# Anyone camp in a Minivan?



## zephxiii (Aug 12, 2011)

So I had to retire my old Buick Regal and managed to score a Grand Caravan to replace it.

I'd like to sleep in it when traveling to races or while on any get-away trips to go ride somewhere so I want to be efficient with space. Right now I've been putting the bike frame in on the side with no wheels in it and wrapping the belts around it to keep it upright. That's been out working great and leaves a lot of floor space open. I think the only thing with that is figuring out a good way of storing the wheels, maybe right next to the frame if i can get a blanket to protect it.

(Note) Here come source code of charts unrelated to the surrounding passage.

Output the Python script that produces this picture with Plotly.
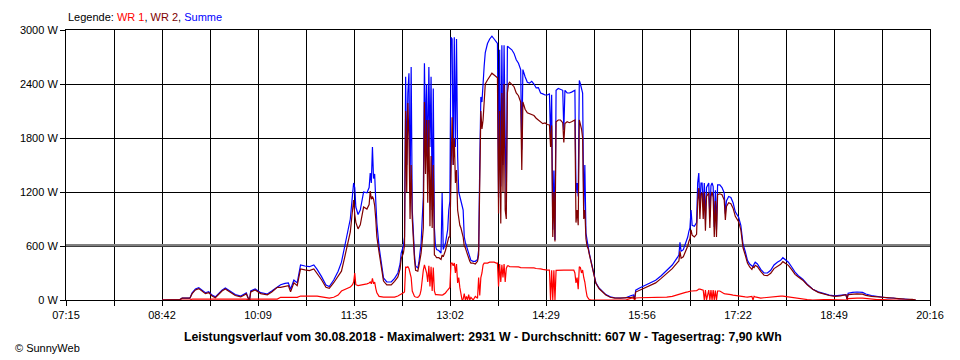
import plotly.graph_objects as go

# ---- data (minutes after midnight, watts) ----
minutes = [
    522, 538, 540, 547, 549, 552, 555, 558, 561, 564, 567, 570, 573, 576, 579, 583, 588, 593, 598, 600,
    601, 602, 606, 611, 617, 621, 626, 629, 633, 636, 638, 641, 644, 647, 651, 655, 659, 662, 666, 670,
    673, 677, 681, 684, 687, 690, 692, 694, 695, 696, 697, 699, 701, 704, 707, 709, 710, 711, 712, 713,
    714, 715, 716, 718, 720, 722, 725, 729, 732, 735, 737, 738, 740, 741,
    742, 743, 744, 745, 746, 747, 748, 749, 750, 751, 752, 753, 754, 755, 756, 757, 758, 759, 760, 761,
    762, 763, 764, 765, 766, 767, 768, 769, 770, 772, 774, 775, 776, 778, 780, 781, 782, 783, 784, 785,
    786, 787, 788, 789, 790, 791, 792, 793, 794, 795, 796, 797, 798, 799, 800, 801, 803, 805, 807, 808,
    809, 810, 811, 812, 813, 814, 816, 818, 820, 822, 824, 825, 826, 827, 828, 829, 830, 831, 832, 833,
    834, 835, 836, 838, 840, 842, 844, 846, 847, 848, 850, 852, 854, 856, 858, 860, 862, 864, 866, 868,
    870, 872, 873, 874, 875, 876, 877, 878, 880, 882, 884, 885, 886, 888, 890, 892, 894, 895, 896, 897,
    898, 899, 900, 901, 902, 903, 904, 905, 906, 907, 908, 910, 912, 914, 917,
    920, 923, 927, 931, 936, 941, 946, 948, 949, 950, 953, 958, 963, 968, 973, 978, 983, 988, 989, 990,
    991, 993, 995, 997, 998, 999, 1000, 1001, 1003, 1005, 1006, 1007, 1008, 1009, 1010, 1011, 1012, 1013, 1014, 1016,
    1017, 1018, 1019, 1020, 1021, 1022, 1023, 1024, 1026, 1028, 1030, 1031, 1032, 1034, 1036, 1038, 1040, 1042, 1043, 1045,
    1046, 1047, 1049, 1051, 1053, 1055, 1056, 1057, 1058, 1060, 1063, 1066, 1069, 1072, 1075, 1078, 1081, 1083, 1085, 1088,
    1091, 1094, 1097, 1101, 1105, 1110, 1115, 1120, 1125, 1130, 1135, 1140, 1141, 1142, 1146, 1150, 1155, 1158, 1163, 1168,
    1173, 1178, 1183, 1188, 1193, 1200, 1203,
]

summe = [
    0, 5, 20, 20, 80, 122, 137, 106, 81, 92, 55, 35, 78, 110, 133, 100, 60, 44, 78, 10,
    10, 100, 122, 81, 67, 100, 150, 170, 185, 190, 120, 222, 190, 389, 378, 370, 389, 340, 260, 167,
    150, 222, 320, 420, 600, 770, 900, 1170, 1300, 1250, 1033, 950, 1000, 1200, 1190, 1250, 1410, 1300, 1700, 1350,
    1400, 1100, 856, 590, 411, 245, 200, 200, 240, 300, 400, 522, 600, 700,
    2480, 1500, 2300, 2520, 1200, 2590, 1000, 700, 500, 380, 360, 355, 420, 500, 630, 900, 1144, 2630, 1800, 2400,
    1500, 2590, 1700, 2480, 1000, 2350, 800, 600, 560, 550, 520, 1190, 560, 630, 780, 1000, 1100, 2920, 2900, 1500,
    2920, 1700, 2900, 1600, 1200, 1150, 1080, 1050, 1000, 700, 640, 600, 560, 500, 470, 440, 430, 430, 450, 556,
    1500, 2256, 2200, 2440, 2600, 2750, 2850, 2900, 2931, 2900, 2860, 2850, 1140, 2780, 1260, 2830, 1500, 2830, 1800, 1080,
    2820, 2810, 2800, 2780, 2740, 2670, 2630, 2560, 1670, 2560, 2480, 2420, 2410, 2430, 2400, 2356, 2360, 2300, 2290, 2278,
    2278, 2290, 1780, 2280, 780, 1440, 667, 2330, 2350, 2340, 2330, 1890, 2330, 2300, 2300, 2310, 2320, 2330, 1190, 1300,
    1150, 2440, 2400, 2330, 2300, 1000, 1500, 744, 633, 590, 520, 400, 300, 190, 130,
    100, 60, 35, 25, 22, 25, 50, 56, 10, 110, 130, 160, 185, 220, 270, 330, 389, 480, 500, 640,
    540, 560, 620, 700, 760, 800, 1000, 830, 820, 860, 1300, 1410, 1050, 1300, 1300, 1030, 1300, 890, 1250, 1300,
    920, 1270, 1300, 1260, 810, 1220, 780, 1280, 1280, 1250, 1190, 960, 1100, 1150, 1140, 1080, 980, 940, 920, 830,
    700, 620, 540, 440, 400, 380, 370, 400, 420, 400, 340, 300, 300, 330, 389, 420, 440, 470, 450, 420,
    367, 310, 270, 230, 175, 120, 90, 70, 55, 45, 50, 60, 10, 75, 85, 89, 85, 67, 50, 40,
    33, 22, 22, 11, 11, 8, 0,
]

wr1 = [
    0, 0, 0, 0, 10, 10, 10, 10, 10, 10, 10, 10, 10, 10, 10, 10, 10, 10, 10, 0,
    0, 10, 10, 10, 10, 10, 10, 30, 30, 30, 30, 30, 30, 44, 44, 44, 44, 44, 35, 25,
    20, 30, 55, 100, 120, 140, 144, 170, 200, 300, 170, 160, 165, 167, 180, 189, 200, 180, 240, 180,
    200, 130, 80, 40, 35, 33, 33, 33, 33, 44, 55, 60, 80, 90,
    370, 360, 370, 350, 300, 250, 100, 60, 40, 33, 33, 30, 40, 60, 111, 250, 333, 389, 350, 300,
    200, 380, 150, 370, 100, 360, 100, 60, 60, 55, 55, 55, 60, 78, 111, 130, 140, 410, 410, 380,
    410, 300, 400, 190, 250, 140, 50, 0, 10, 70, 0, 40, 0, 60, 0, 30, 0, 40, 20, 250,
    50, 250, 300, 390, 410, 410, 410, 420, 420, 420, 410, 410, 150, 400, 200, 390, 250, 400, 200, 350,
    380, 380, 370, 370, 367, 367, 367, 360, 360, 360, 356, 356, 356, 356, 356, 350, 350, 345, 340, 333,
    333, 333, 0, 330, 0, 330, 0, 330, 333, 333, 333, 333, 333, 333, 333, 333, 333, 300, 190, 250,
    120, 370, 360, 300, 333, 250, 200, 111, 40, 20, 5, 0, 0, 0, 0,
    0, 0, 0, 0, 0, 0, 20, 22, 0, 22, 25, 25, 30, 30, 30, 33, 40, 60, 67, 70,
    75, 78, 85, 90, 95, 100, 100, 100, 100, 105, 110, 122, 120, 115, 110, 110, 0, 110, 0, 110,
    0, 110, 0, 110, 0, 105, 0, 100, 100, 80, 70, 67, 67, 60, 60, 55, 50, 45, 44, 44,
    40, 40, 35, 33, 33, 40, 0, 40, 35, 30, 22, 25, 30, 33, 40, 44, 44, 44, 40, 35,
    30, 25, 15, 10, 5, 0, 5, 5, 5, 5, 5, 0, 0, 15, 20, 20, 20, 15, 10, 5,
    5, 0, 0, 0, 0, 0, 0,
]

wr2 = [
    0, 5, 20, 20, 70, 112, 127, 96, 71, 82, 45, 25, 68, 100, 123, 90, 50, 34, 68, 10,
    10, 90, 112, 71, 57, 90, 140, 140, 155, 160, 90, 192, 160, 345, 334, 326, 345, 296, 225, 142,
    130, 192, 265, 320, 480, 630, 756, 1000, 1110, 950, 863, 790, 835, 1033, 1010, 1061, 1210, 1120, 1150, 1120,
    1050, 900, 700, 530, 370, 210, 167, 167, 207, 256, 345, 460, 520, 610,
    2100, 1200, 2190, 1800, 900, 1500, 900, 620, 450, 330, 320, 320, 380, 440, 520, 650, 800, 2200, 1400, 2000,
    1080, 2000, 820, 1600, 800, 1500, 500, 490, 470, 470, 450, 500, 480, 550, 650, 700, 700, 1590, 2030, 1500,
    1800, 1300, 1444, 1000, 900, 830, 800, 760, 700, 600, 580, 540, 500, 450, 430, 410, 410, 400, 430, 500,
    1100, 2100, 1900, 2000, 2200, 2400, 2444, 2490, 2520, 2500, 2480, 2470, 960, 2100, 850, 2300, 1200, 2400, 1000, 900,
    2300, 2400, 2420, 2400, 2370, 2300, 2270, 2200, 1444, 2200, 2120, 2080, 2070, 2060, 2050, 2020, 2000, 1970, 1960, 1967,
    1950, 1944, 1700, 1940, 700, 1200, 650, 1980, 2000, 2000, 1970, 1750, 1960, 1980, 1970, 1980, 1990, 2000, 860, 1000,
    830, 2000, 1950, 1900, 1800, 900, 1000, 680, 600, 570, 510, 390, 295, 185, 125,
    95, 55, 30, 20, 20, 22, 30, 34, 10, 88, 105, 135, 155, 190, 240, 297, 349, 420, 433, 540,
    465, 480, 535, 600, 650, 680, 780, 720, 700, 730, 1100, 1244, 900, 1180, 1190, 900, 1200, 770, 1150, 1190,
    800, 1150, 1200, 1140, 700, 1100, 700, 1170, 1180, 1170, 1110, 890, 1040, 1080, 1070, 1020, 930, 890, 870, 780,
    660, 580, 500, 410, 367, 340, 370, 360, 385, 370, 318, 275, 270, 297, 349, 376, 396, 426, 410, 385,
    337, 285, 255, 220, 170, 120, 85, 65, 50, 40, 45, 60, 10, 60, 65, 69, 65, 52, 40, 35,
    28, 22, 22, 11, 11, 8, 0,
]

tick_labels = ["07:15", "08:42", "10:09", "11:35", "13:02", "14:29", "15:56", "17:22", "18:49", "20:16"]
y_ticks = [0, 600, 1200, 1800, 2400, 3000]
average_w = 607
title_text = ("Leistungsverlauf vom 30.08.2018 - Maximalwert: 2931 W - "
              "Durchschnitt: 607 W - Tagesertrag: 7,90 kWh")

# ---- axis helpers ----
def hm(s):
    h, m = s.split(":")
    return int(h) * 60 + int(m)

x0, x1 = hm(tick_labels[0]), hm(tick_labels[-1])
n_int = (len(tick_labels) - 1) * 2
tickvals = [x0 + i * (x1 - x0) / n_int for i in range(n_int + 1)]
ticktext = [tick_labels[i // 2] if i % 2 == 0 else "" for i in range(n_int + 1)]

FONT = "Liberation Sans, Arial, sans-serif"
LW = 1.2

fig = go.Figure()
fig.add_trace(go.Scatter(x=minutes, y=summe, mode="lines", name="Summe",
                         line=dict(color="#0000FF", width=LW)))
fig.add_trace(go.Scatter(x=minutes, y=wr1, mode="lines", name="WR 1",
                         line=dict(color="#FF0000", width=LW)))
fig.add_trace(go.Scatter(x=minutes, y=wr2, mode="lines", name="WR 2",
                         line=dict(color="#800000", width=LW)))

fig.add_shape(type="line", xref="x", yref="y", x0=x0, x1=x1, y0=average_w, y1=average_w,
              line=dict(color="#808080", width=2.5), layer="between")

# page body has an 8px margin: the figure is 8px smaller and offset, so the plot area sits at 61..930 x 30..300
fig.update_layout(
    width=952, height=352,
    margin=dict(l=53, r=30, t=22, b=60),
    paper_bgcolor="white", plot_bgcolor="white",
    showlegend=False,
    font=dict(family=FONT, size=11, color="black"),
    xaxis=dict(range=[x0, x1], tickmode="array", tickvals=tickvals, ticktext=ticktext,
               showgrid=True, gridcolor="black", gridwidth=1,
               showline=True, linecolor="black", linewidth=1, mirror=True,
               ticks="outside", ticklen=5, tickcolor="black", zeroline=False,
               tickfont=dict(family=FONT, size=11, color="black")),
    yaxis=dict(range=[0, 3000], tickmode="array", tickvals=y_ticks,
               ticktext=[f"{v} W" for v in y_ticks],
               showgrid=True, gridcolor="black", gridwidth=1,
               showline=True, linecolor="black", linewidth=1, mirror=True,
               ticks="outside", ticklen=5, tickcolor="black", zeroline=False,
               tickfont=dict(family=FONT, size=11, color="black")),
)

fig.add_annotation(xref="paper", yref="paper", x=0, y=1, yshift=13,
                   xanchor="left", yanchor="middle", showarrow=False,
                   text=('Legende: <span style="color:#FF0000">WR 1</span>, '
                         '<span style="color:#800000">WR 2</span>, '
                         '<span style="color:#0000FF">Summe</span>'),
                   font=dict(family=FONT, size=11, color="black"))
fig.add_annotation(xref="paper", yref="paper", x=(480 - 61) / 869, y=0, yshift=-37,
                   xanchor="center", yanchor="middle", showarrow=False,
                   text="<b>" + title_text + "</b>",
                   font=dict(family=FONT, size=12.3, color="black"))
fig.add_annotation(xref="paper", yref="paper", x=-53 / 869, y=0, yshift=-48,
                   xanchor="left", yanchor="middle", showarrow=False,
                   text="© SunnyWeb",
                   font=dict(family=FONT, size=11, color="black"))

fig.write_html("out.html")
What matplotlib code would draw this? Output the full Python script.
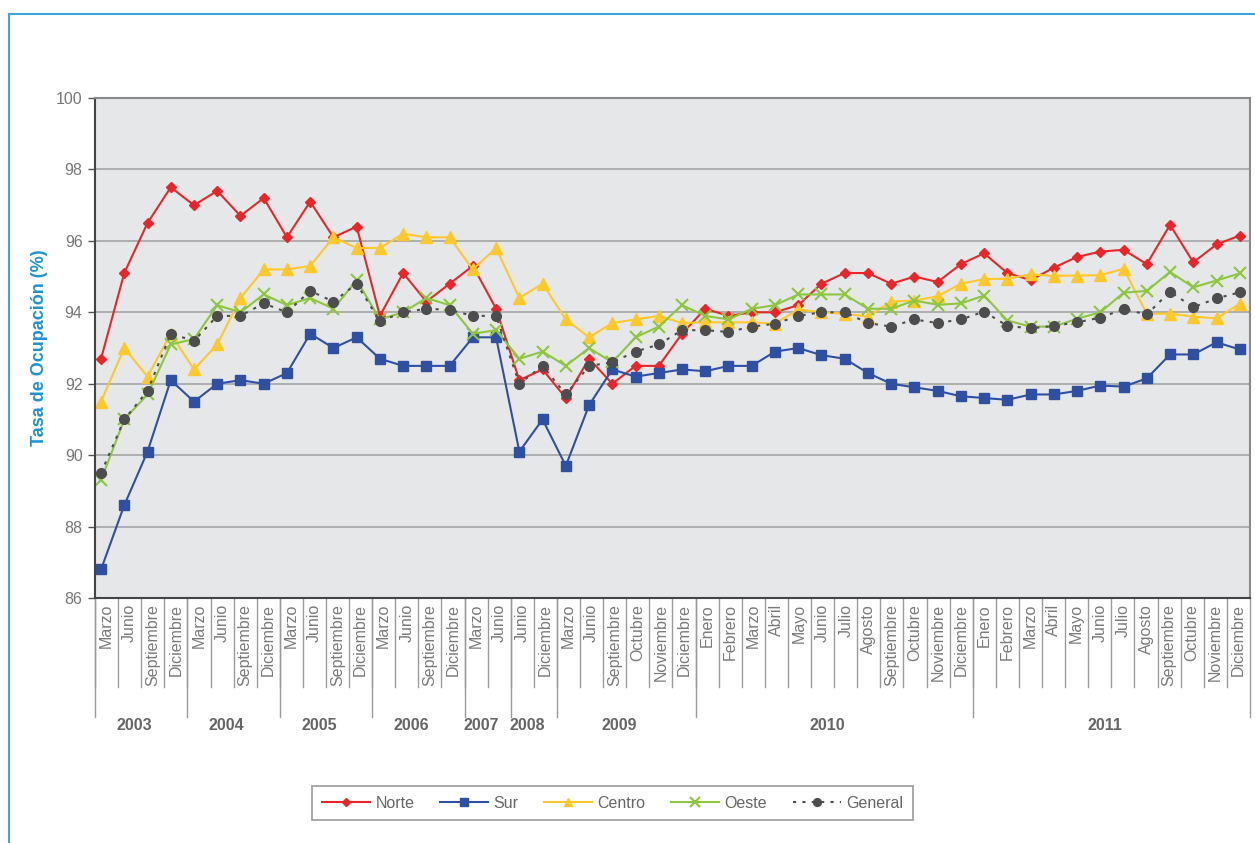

Storage: I've noticed that not having a trunk kinda sucks. I need to figure out some kinda of storage bin to keep all the bike stuff and other stuff in. Looking for ideas on that one.

Sleeping: The floor seems kinda comfy as is if I stay between the bench seat mounts. Thought I might try it with a pillow. I thought about getting a roll up matt to add so additional cush but if I can get away with one less object that would be nice.

Ventilation: That's probably going to be the challenge. I've seen the tent things u can put on the back with the hatch open, that's and maybe some day but don't want to buy one right now. I've been thinking about just cracking open the rear hatch a little to allow some air flow, maybe even have rope or something to hold it. However I'm not sure if bugs won't find their way in. Maybe I can find some screens to that hang from magnets or something.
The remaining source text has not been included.